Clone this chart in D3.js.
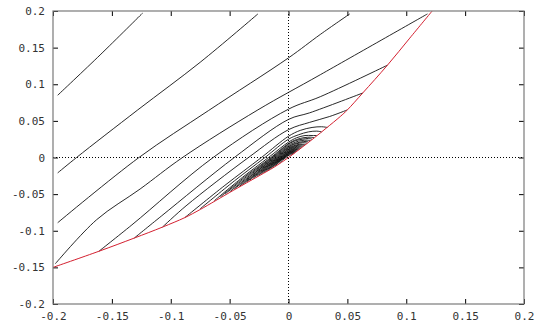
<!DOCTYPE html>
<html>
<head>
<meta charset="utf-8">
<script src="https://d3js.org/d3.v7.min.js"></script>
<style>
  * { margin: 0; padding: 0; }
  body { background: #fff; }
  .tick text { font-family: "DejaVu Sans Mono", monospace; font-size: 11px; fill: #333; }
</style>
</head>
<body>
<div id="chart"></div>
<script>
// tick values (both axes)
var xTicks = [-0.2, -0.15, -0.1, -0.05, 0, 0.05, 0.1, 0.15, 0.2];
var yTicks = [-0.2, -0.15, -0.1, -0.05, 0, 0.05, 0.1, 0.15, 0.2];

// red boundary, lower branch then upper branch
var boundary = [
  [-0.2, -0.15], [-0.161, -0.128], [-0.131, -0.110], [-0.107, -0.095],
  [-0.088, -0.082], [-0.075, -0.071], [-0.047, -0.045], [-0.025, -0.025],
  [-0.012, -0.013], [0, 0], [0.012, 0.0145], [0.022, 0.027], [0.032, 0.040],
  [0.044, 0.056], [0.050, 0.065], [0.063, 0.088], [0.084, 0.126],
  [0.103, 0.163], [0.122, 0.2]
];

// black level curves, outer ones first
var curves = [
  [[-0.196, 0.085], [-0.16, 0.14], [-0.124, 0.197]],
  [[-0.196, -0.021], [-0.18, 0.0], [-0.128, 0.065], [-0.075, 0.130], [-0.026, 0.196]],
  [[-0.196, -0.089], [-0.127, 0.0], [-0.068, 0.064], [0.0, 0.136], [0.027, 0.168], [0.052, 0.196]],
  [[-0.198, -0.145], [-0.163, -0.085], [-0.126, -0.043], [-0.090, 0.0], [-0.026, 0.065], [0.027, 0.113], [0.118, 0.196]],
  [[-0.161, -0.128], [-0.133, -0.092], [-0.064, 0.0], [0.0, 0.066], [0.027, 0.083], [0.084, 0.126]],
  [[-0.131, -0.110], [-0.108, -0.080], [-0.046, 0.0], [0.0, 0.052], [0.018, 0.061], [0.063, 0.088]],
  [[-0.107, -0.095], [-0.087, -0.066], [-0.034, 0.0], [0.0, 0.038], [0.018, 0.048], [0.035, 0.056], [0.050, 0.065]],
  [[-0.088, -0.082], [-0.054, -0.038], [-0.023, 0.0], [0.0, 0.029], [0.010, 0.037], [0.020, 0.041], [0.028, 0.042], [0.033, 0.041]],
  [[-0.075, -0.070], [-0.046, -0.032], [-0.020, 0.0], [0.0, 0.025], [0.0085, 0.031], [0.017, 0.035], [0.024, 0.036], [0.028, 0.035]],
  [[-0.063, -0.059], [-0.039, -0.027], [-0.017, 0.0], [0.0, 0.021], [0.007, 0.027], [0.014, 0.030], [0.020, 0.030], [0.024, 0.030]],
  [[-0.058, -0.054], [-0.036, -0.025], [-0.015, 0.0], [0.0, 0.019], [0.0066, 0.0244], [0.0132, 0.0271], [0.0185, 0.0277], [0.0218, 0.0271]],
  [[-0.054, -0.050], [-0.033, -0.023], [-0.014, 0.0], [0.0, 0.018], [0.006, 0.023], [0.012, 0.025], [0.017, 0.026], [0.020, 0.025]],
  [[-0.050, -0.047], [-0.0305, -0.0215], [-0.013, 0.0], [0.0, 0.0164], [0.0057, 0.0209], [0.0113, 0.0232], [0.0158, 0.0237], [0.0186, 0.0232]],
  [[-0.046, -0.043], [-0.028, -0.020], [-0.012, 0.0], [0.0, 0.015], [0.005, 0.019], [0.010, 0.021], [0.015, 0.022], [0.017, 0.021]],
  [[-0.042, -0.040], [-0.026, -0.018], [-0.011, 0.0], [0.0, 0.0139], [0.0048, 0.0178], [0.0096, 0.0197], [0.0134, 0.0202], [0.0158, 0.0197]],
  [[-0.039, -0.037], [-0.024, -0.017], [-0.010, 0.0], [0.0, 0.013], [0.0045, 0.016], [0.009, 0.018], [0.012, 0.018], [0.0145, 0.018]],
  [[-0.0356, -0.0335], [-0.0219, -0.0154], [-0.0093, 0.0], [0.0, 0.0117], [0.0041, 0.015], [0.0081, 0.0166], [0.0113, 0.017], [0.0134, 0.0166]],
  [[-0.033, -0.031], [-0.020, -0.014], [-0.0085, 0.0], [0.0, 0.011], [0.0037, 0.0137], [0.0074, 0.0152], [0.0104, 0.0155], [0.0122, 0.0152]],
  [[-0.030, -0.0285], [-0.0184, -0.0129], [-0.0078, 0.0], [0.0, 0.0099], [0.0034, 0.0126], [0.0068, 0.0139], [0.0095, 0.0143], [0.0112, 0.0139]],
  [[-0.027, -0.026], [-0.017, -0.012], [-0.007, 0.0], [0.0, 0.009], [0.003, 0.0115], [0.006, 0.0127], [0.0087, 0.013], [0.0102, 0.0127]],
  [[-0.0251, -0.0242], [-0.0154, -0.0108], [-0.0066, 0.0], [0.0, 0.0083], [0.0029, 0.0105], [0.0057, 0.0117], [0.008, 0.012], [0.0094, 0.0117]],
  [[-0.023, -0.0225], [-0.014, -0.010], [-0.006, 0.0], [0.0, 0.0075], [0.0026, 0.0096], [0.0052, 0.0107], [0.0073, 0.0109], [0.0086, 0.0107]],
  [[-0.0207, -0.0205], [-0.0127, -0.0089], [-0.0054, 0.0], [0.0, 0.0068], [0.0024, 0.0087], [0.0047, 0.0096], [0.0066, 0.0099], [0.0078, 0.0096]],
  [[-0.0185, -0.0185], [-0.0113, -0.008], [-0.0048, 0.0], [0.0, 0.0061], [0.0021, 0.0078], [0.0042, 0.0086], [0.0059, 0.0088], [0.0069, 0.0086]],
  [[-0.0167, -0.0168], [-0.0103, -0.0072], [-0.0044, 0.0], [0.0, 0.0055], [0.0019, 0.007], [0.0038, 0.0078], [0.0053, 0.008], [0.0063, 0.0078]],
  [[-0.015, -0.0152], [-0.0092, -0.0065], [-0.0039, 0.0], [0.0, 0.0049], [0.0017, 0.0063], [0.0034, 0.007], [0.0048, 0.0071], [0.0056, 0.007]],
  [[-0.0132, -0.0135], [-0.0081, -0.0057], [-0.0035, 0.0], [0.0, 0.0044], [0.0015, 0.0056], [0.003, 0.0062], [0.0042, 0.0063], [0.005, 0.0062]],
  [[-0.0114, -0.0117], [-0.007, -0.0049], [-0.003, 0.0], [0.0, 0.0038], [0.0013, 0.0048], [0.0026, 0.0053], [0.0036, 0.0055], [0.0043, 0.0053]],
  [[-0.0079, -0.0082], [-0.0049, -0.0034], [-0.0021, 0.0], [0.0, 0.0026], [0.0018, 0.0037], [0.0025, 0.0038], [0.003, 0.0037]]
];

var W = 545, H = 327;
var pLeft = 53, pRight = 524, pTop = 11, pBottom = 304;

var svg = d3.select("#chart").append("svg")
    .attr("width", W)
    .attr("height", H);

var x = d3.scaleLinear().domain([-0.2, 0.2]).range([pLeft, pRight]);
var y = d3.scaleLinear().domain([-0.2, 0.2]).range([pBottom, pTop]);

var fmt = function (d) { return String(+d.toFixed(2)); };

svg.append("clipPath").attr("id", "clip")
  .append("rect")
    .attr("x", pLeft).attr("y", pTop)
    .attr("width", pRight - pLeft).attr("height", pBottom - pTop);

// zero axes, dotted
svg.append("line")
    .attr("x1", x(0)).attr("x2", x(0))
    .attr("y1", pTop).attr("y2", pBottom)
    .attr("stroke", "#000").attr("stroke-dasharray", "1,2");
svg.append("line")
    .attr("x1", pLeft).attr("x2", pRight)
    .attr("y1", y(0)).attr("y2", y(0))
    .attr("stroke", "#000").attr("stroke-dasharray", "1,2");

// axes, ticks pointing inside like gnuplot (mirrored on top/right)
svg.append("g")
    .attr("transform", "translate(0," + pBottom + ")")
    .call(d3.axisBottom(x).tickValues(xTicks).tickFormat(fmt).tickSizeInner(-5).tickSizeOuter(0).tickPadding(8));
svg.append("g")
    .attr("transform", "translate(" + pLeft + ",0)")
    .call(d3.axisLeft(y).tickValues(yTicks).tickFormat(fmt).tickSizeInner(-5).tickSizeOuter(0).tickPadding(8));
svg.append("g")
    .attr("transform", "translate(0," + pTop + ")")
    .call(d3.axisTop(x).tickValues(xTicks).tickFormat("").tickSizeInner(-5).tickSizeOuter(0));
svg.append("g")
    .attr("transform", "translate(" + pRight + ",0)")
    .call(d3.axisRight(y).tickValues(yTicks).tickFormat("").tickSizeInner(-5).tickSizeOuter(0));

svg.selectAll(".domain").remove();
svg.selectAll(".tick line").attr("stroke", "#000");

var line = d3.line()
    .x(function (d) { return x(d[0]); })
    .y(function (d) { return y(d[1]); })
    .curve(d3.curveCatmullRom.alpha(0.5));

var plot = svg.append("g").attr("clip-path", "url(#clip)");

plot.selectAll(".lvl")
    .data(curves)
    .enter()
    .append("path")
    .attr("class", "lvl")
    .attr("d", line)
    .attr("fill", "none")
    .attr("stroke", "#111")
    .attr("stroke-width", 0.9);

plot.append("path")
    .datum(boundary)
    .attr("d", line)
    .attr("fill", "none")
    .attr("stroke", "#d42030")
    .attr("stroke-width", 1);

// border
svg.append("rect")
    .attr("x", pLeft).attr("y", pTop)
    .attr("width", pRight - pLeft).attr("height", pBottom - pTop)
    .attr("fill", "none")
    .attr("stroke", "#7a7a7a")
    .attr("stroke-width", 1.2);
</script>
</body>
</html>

########

# EXERCISE
From the listing above, copy every line that includes the word "chart".

# TASK SOLUTION
Clone this chart in D3.js.
<div id="chart"></div>
var svg = d3.select("#chart").append("svg")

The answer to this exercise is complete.